Il y a ceux qui hurlent, ceux qui se taisent. Ceux qui martèlent les estrades médiatiques, et ceux qui suintent entre les boiseries d’un cabinet d’avocats, comme une fuite d’eau jamais réparée. Depuis quelques jours, le tumulte fait rage autour du député RN de Draguignan, Philippe Schreck, avocat de son état, qui s’essaie à la rhétorique pyromane avec un zèle déconcertant.
Le 31 mars dernier, Marine Le Pen est condamnée pour détournement de fonds publics. Une décision judiciaire grave, aux conséquences politiques considérables. Immédiatement, Philippe Schreck bondit sur X (ex-Twitter) et dégoupille : les trois magistrats ayant prononcé le jugement sont qualifiés de “mollahs du droit”, coupables selon lui d’avoir “supprimé la démocratie”. “On est au-delà du gouvernement des juges, mais dans la dictature des juges !”, ajoute-t-il, dans un crescendo digne d’un café du commerce en pleine émeute fiscale.
Mais Schreck ne s’arrête pas là. Le 1er avril — l’ironie du calendrier n’échappe à personne — il assume le qualificatif de “juges talibans”, accusés d’avoir “torturé le droit” et d’être “nourris par la haine”. Et comme si cela ne suffisait pas, il évoque dès le lendemain une “décision politique commanditée par le Syndicat de la magistrature”. Rien que ça. À ce stade, ce n’est plus une critique, c’est une fatwa rhétorique.
Pendant que les partis républicains s’indignent — Renaissance saisit le préfet, les communistes organisent une manifestation de soutien aux magistrats, et même des députés RN prennent leurs distances avec une élégance gênée — un acteur demeure étrangement muet : Jérôme Brunet-Debaines, le bâtonnier du barreau de Draguignan. Oui, le bâtonnier.

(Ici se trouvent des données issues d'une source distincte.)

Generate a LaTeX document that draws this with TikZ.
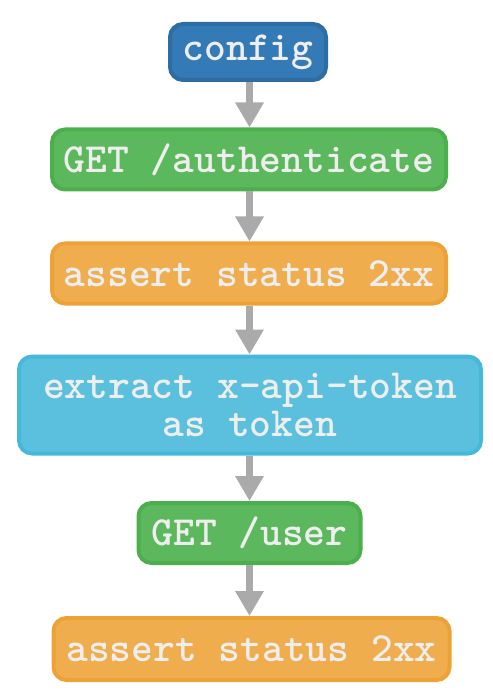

Celui qui est censé incarner la déontologie, rappeler que la robe noire n’est pas un costume de théâtre, et que la liberté d’expression d’un avocat ne se conjugue pas avec l’appel au lynchage institutionnel.
Quand le député-Schreck transforme le « prétoire » en ring de MMA verbal, le bâtonnier s’enferme dans un silence glaçant, à ce point qu’il a fait bondir le Conseil National des Barreaux – qui a pris position par communiqué – et les avocats de Draguignan, qui se sont déplacés, en nombre, sur les marches du Palais de Justice, pour manifester leur soutien aux magistrats.
On pourrait presque se surprendre à imaginer que le bâtonnier se soit retiré dans son coin, méditant une réponse cinglante, une lettre ouverte, tranchée et définitive. Mais non. Rien. Pas de communiqué, pas de déclaration, ni même un simple rappel à l’ordre – bien que cette mesure, symbolique, ne ferait que renforcer la mollesse éthique qui imprègne ce silence abyssal. A croire qu’à Draguignan, le déontologie se négocie à la carte.
Il faut dire qu’un détail rend la posture du bâtonnier particulièrement embarrassante dans cette affaire : couvrir un avocat-député pris en flagrance verbale, c’est déjà flirter dangereusement avec la faute morale – déontologique ? Mais l’assigner devant la commission de discipline, c’est autre chose : c’est s’exposer, politiquement, et offrir sa toge en cible à la toute puissante extrême droite locale. Et cela, l’élu Schreck le sait. Mieux : il semble s’en nourrir.
Mais une autre question, tenace, est encore plus embarrassante : qu’adviendrait-il d’un simple avocat, sans écharpe ni carnet d’adresses, s’il osait les mêmes propos, publiquement, micro ouvert ? Il serait convoqué dans l’heure. Jugé. Sanctionné. Pour l’exemple ».
Tout le monde à Draguignan se souvient de ce jeune avocat, mis à pied par la commission de discipline pour des faits bien moins tonitruants — avant d’être gracié. Un certain Philippe Schreck, précisément. Depuis, il a pris du galon. Le voilà député. Et de l’ordalie à l’immunité, il n’y a parfois qu’un silence.